Die sehr weitgehend ins Ermessen der Mitgliedstaaten gestellte Entscheidung, die eigene Austrittserklärung zurückzunehmen, bedeutet freilich nicht, dass sie diese Möglichkeit ohne Risiko ausnutzen könnten. Die politischen Kosten wären für eine Regierung (s. Brexit!) immens. Eine Rücknahme ist in aller Regel nur bei einem Regierungswechsel oder einer Volksbefragung zu erwarten, nicht als strategisch eingesetztes Druckmittel, um günstige Austrittsbedingungen zu verhandeln. Dass in Extremfällen der EuGH möglicherweise doch mit einer Missbrauchskontrolle einschreiten könnte, steht auf einem anderen Blatt.

Ausblick in den Abgrund

Die neuesten Signale aus dem Vereinigten Königreich sind nicht gerade ermutigend. Dem EuGH ist es allerdings weitgehend gelungen, durch das politische Schlachtfeld hindurch zu manövrieren. Dass die Abstimmung, vor der der Gerichtshof rechtzeitig urteilen wollte und geurteilt hat, verschoben wurde, kann ihm nicht angelastet werden. Gerade seine Terminierung vermochte es, dem EuGH Respekt zu verschaffen und eine politische Instrumentalisierung zu vermeiden. Die gleichzeitige Betonung der Souveränität mitgliedstaatlicher Freiheit zur und von der EU-Mitgliedschaft sowie der Integrationszugewandtheit des Revokationsrechts probiert – in einer prekären Lage des Unionsrechts generell – den Ausgleich herzustellen zwischen den Interessen am Zusammenhalten (in) der EU einerseits sowie am wohlfeilen Bekräftigen nationaler Selbstbestimmung andererseits (Karlsruhe freut‘s).
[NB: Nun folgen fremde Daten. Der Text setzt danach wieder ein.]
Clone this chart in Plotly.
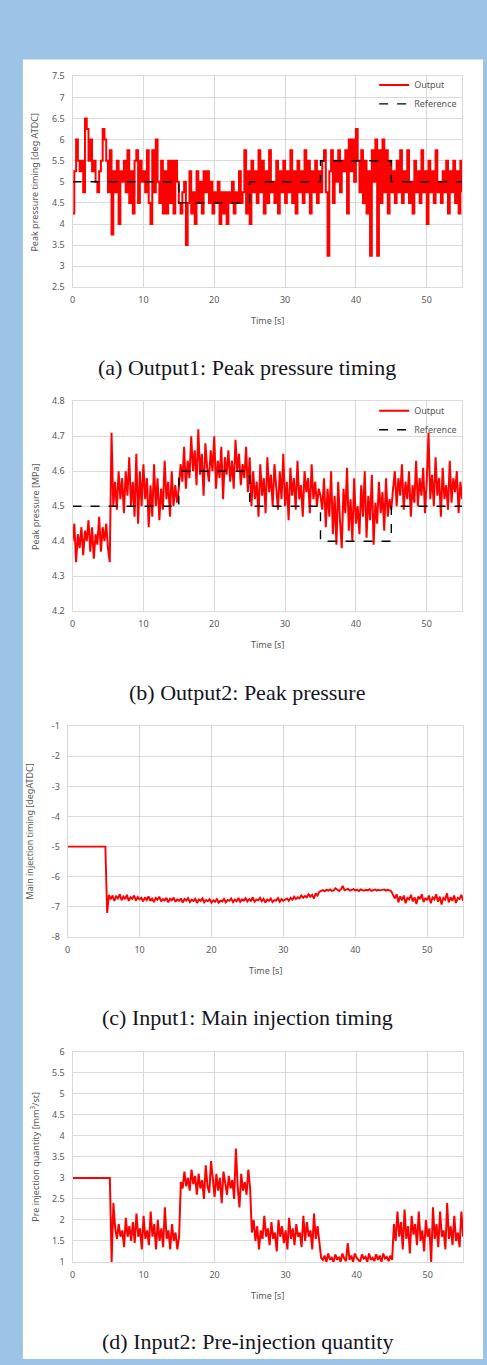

Eine Spannung bleibt; dies illustriert nicht zuletzt das Ringen um ein Austrittsabkommen, das alle Seiten befriedigen soll. Ein Ausweg aus den politischen Dilemmata kann das Recht nicht (immer) weisen. Auf eine Rückkehr zur (politischen) Vernunft sollten alle jedenfalls im Interesse der vielen betroffenen Unionsbürger*innen dringen. Wenn schon das sog. „Backstop“-Protokoll des Austrittsabkommens (Art. 2 Abs. 1) „höchste Anstrengungen“ verspricht, um die Anwendung der Zollunion auf Großbritannien über die Übergangsphase hinaus zu verhindern, ist allerdings fraglich, ob kosmetische „Klarstellungen“ der Politischen Erklärung zu den künftigen Beziehungen zwischen der EU und dem VK genügen werden (s. insbes. Rn. 19).